I lived in Europe for five years, but it wasn't until I returned to Montreal that the opportunity to visit Italy came up. A close friend from cooking school was getting married in her husband-to-be's hometown: Florence. How can I say no to that? It was a whirlwind vacation, too short to really soak in the sights, but I do remember the food vividly.
I could wax on about the beauty of Florence, but I won't. What struck me about that city -besides the oozing culture, and the sensory overload- was the Florentines' love of vegetables. While I have noticed a nascent esteem for the humble vegetable both in France and in the UK, it paled in comparison to what I witnessed in Florence. It has nothing to do with the cult of vegetarianism and the eco-warrior mentality one sometimes sees in North America, but rather it was a deep seated respect for the vegetable and the place it should take at the table. Florence is at the heart of Tuscany after all, and la Toscana, birthplace of the Italian Renaissance, is also well-known for its fertile lands.Walk into any ristorante, trattoria, or osteria, and you will be amazed by the vegetable's presence on the menu.
No wonder the Florentines have left their mark on almost all spinach-based dishes (eggs Florentine, anyone?), and on the Florence fennel. Fennel bulb is not a true winter vegetable in most of Canada, but it is a perennial plant in more clement climates, so if you live in USDA zone 6 or higher, and are a fan of fennel, plant it in your garden. And if you like fennel, but have a bare spot in the garden, plant it anyway: fennel is a striking plant. It will need to be protected from snow if you intend to harvest it in the winter. Chances are you too do not have access to locally produced fennel after autumn, so if you are intent on eating local and varied in the winter, you might have to grow your own.

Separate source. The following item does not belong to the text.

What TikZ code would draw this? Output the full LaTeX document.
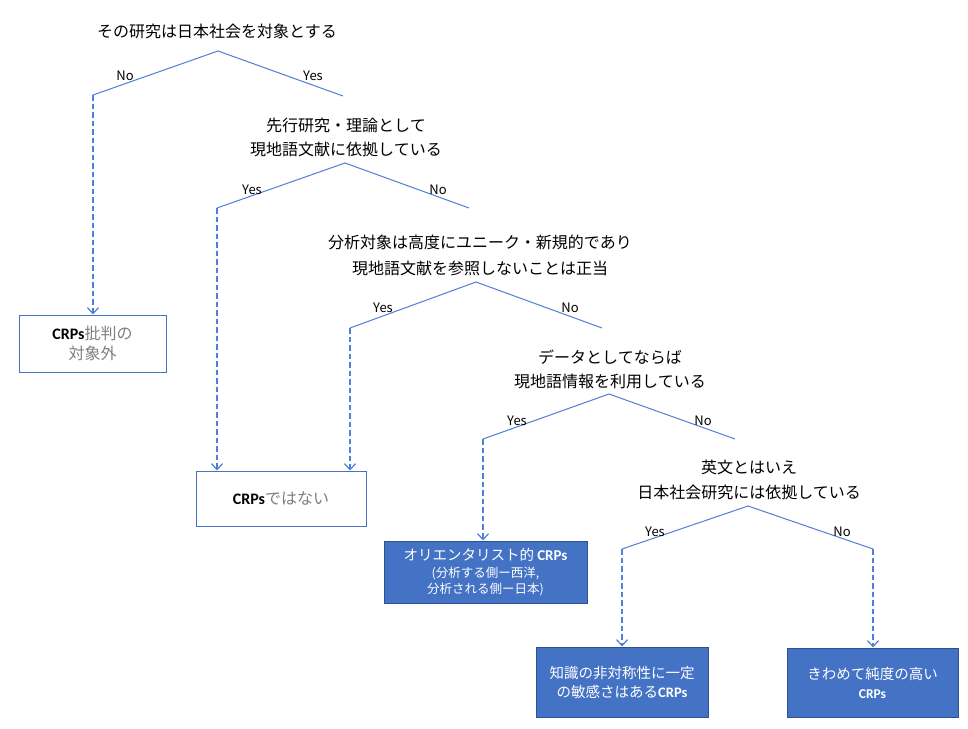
\documentclass[tikz,border=0pt]{standalone}
\usepackage{fontspec}
\setmainfont{Noto Sans CJK JP}
\newfontfamily\crpsfont{Carlito}
\usetikzlibrary{arrows.meta}

\definecolor{flowblue}{HTML}{4472C4}
\definecolor{flowline}{HTML}{4F7FD6}
\definecolor{flowedge}{HTML}{2F528F}
\definecolor{jpgray}{HTML}{7F7F7F}
\newcommand{\crps}[1][16]{{\crpsfont\bfseries\fontsize{#1}{#1}\selectfont CRPs}}

\tikzset{
  branch/.style={flowline, line width=1pt},
  toanswer/.style={flowline, line width=1.3pt, dash pattern=on 5.5pt off 3pt, -{Straight Barb[length=6pt,width=11pt,line width=1.2pt]}},
  question/.style={align=center, inner sep=0pt, font=\fontsize{16}{24}\selectfont},
  yesno/.style={inner sep=0pt, font=\fontsize{13}{13}\selectfont},
  plainbox/.style={draw=flowblue, line width=1pt, align=center, text=jpgray, font=\fontsize{16}{20}\selectfont},
  filledbox/.style={draw=flowedge, line width=1pt, fill=flowblue, text=white, align=center, font=\fontsize{14.5}{20}\selectfont}
}

\begin{document}
\begin{tikzpicture}[x=1pt,y=-1pt]

  \fill [white] (0,0) rectangle (968,728);
  \useasboundingbox (0,0) rectangle (968,728);

  % questions
  \node [question] (q1) at (217,31) {その研究は日本社会を対象とする};
  \node [question] (q2) at (346,137) {先行研究・理論として\\現地語文献に依拠している};
  \node [question] (q3) at (480,255) {分析対象は高度にユニーク・新規的であり\\[2pt]現地語文献を参照しないことは正当};
  \node [question] (q4) at (610,369) {データとしてならば\\現地語情報を利用している};
  \node [question] (q5) at (749,479.5) {英文とはいえ\\[1pt]日本社会研究には依拠している};

  % branch points
  \coordinate (q1top) at (218,51);  \coordinate (q1no)  at (93,95);   \coordinate (q1yes) at (343,96);
  \coordinate (q2top) at (345,163); \coordinate (q2yes) at (217,208); \coordinate (q2no)  at (469,208);
  \coordinate (q3top) at (476,282); \coordinate (q3yes) at (350,328); \coordinate (q3no)  at (602,328);
  \coordinate (q4top) at (609,394); \coordinate (q4yes) at (483,439); \coordinate (q4no)  at (735,439);
  \coordinate (q5top) at (748,506); \coordinate (q5yes) at (622,549); \coordinate (q5no)  at (873,549);

  \draw [branch] (q1no) -- (q1top) -- (q1yes);
  \draw [branch] (q2yes) -- (q2top) -- (q2no);
  \draw [branch] (q3yes) -- (q3top) -- (q3no);
  \draw [branch] (q4yes) -- (q4top) -- (q4no);
  \draw [branch] (q5yes) -- (q5top) -- (q5no);

  \node [yesno] (l1n) at (125,76) {No};  \node [yesno] (l1y) at (313,76) {Yes};
  \node [yesno] (l2y) at (252,190) {Yes}; \node [yesno] (l2n) at (438,190) {No};
  \node [yesno] (l3y) at (383,308) {Yes}; \node [yesno] (l3n) at (570,308) {No};
  \node [yesno] (l4y) at (517,421) {Yes}; \node [yesno] (l4n) at (703,421) {No};
  \node [yesno] (l5y) at (655,532) {Yes}; \node [yesno] (l5n) at (842,532) {No};

  % answers
  \node [plainbox, minimum width=147pt, minimum height=57pt] (outside) at (92.5,343.5) {{\color{black}\crps}批判の\\対象外};
  \node [plainbox, minimum width=170pt, minimum height=55pt] (notcrps) at (281,498.5) {{\color{black}\crps}ではない};
  \node [filledbox, minimum width=203pt, minimum height=62pt] (orient) at (485.5,572) {オリエンタリスト的 \crps[15]\\[-3pt]{\fontsize{12.5}{15}\selectfont (分析する側ー西洋,}\\[-4pt]{\fontsize{12.5}{15}\selectfont 分析される側ー日本)}};
  \node [filledbox, minimum width=172pt, minimum height=70pt] (aware) at (622,682) {知識の非対称性に一定\\[-1pt]の敏感さはある\crps[14.5]};
  \node [filledbox, minimum width=171pt, minimum height=69pt] (pure) at (872.5,682.5) {きわめて純度の高い\\[-1pt]\crps[13.5]};

  \draw [toanswer] (q1no) -- (q1no |- outside.north);
  \draw [toanswer] (q2yes) -- (q2yes |- notcrps.north);
  \draw [toanswer] (q3yes) -- (q3yes |- notcrps.north);
  \draw [toanswer] (q4yes) -- (q4yes |- orient.north);
  \draw [toanswer] (q5yes) -- (q5yes |- aware.north);
  \draw [toanswer] (q5no) -- (q5no |- pure.north);

\end{tikzpicture}
\end{document}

Fennel bulb, with its mild anise flavour, and almost-celery-like crunch is a wonderful addition to crudité platters, but it literally shines in the following salad: sliced thin, and layered with rounds of oranges, the fennel takes on a new dimension. Drizzled with a fruity olive oil, seasoned with coarsely ground pepper and flakes of sea salt, this salad is simplicity itself, and yet, it is stupendous. An ideal salad for wintry days: it has none of the delicate fluff of lettuces and baby leaves; it has body, and flavour, and most importantly, it has a tremendous crunch to remind you with each bite that you are well and truly alive. The crisp crackle will envelop you, your own personal white noise. Pair it with a bowl of borscht, and you have an absolutely fabulous meal.
When purchasing fennel, choose one that is evenly coloured, not too green (or it will be more fibrous, and will have a more pronounced licorice flavour), with as few blemishes as possible. If the bulb comes with its fronds untrimmed, remove them when you get home, leaving about 3 cm (1½") of stem that you will trim off when you are ready to use the bulb. However, do not discard the fronds: they can be used just like regular fennel herb, and would be lovely in a creamy salad dressing; or in a tuna sandwich (with any fish really); or wherever you happen to need some fresh herbs. Fennel bulbs are usually pristinely clean, but check to make sure that there is no clod of dirt hidden in its nooks before processing.
Insalata de Finnocchio è Arancia
Feeds two to four, although I'd keep it all to myself
1 large fennel bulb
2 medium sized navel oranges
Sea or kosher salt
Coarsely ground pepper
Good olive oil
Trim the root end and stems of the fennel. Remove any blemishes, if necessary.
Cut in two lengthwise, remove the tough core.
Lay the fennel on its flat side, and slice as thinly as possible. Set aside. (You can also use a mandoline.)
With a sharp knife, slice off the oranges' peel. (See here for a pictorial description.)
You can either cut the oranges into segments, or just slice into thin rounds. Save the juices.
Layer the fennel and oranges on a platter, sprinkling some salt and pepper between the layers.
Drizzle generously with olive oil, and reserved orange juice.
This salad is so simple that it is very important you use the best ingredients you can afford. The olive oil need not be a ridiculously expensive one, but it is crucial that it has a flavour you like. If you are not a fan of olive oil, use a neutral or citrus-flavoured oil instead, or omit it altogether. Do not use table salt for this salad: a friend recently commented that table salt did not taste very salty. I wouldn't have noticed, I don't keep table salt at home because I find its texture too fine. I think it has to do with the additives (regular table salt has iodine and an anti-caking agent added), but table salt just tastes muddled, and you end up using a lot more of it than is actually good for you. Since sea and kosher salts have no additives, their flavours are -for lack of a better word- brighter, so a little goes a long way.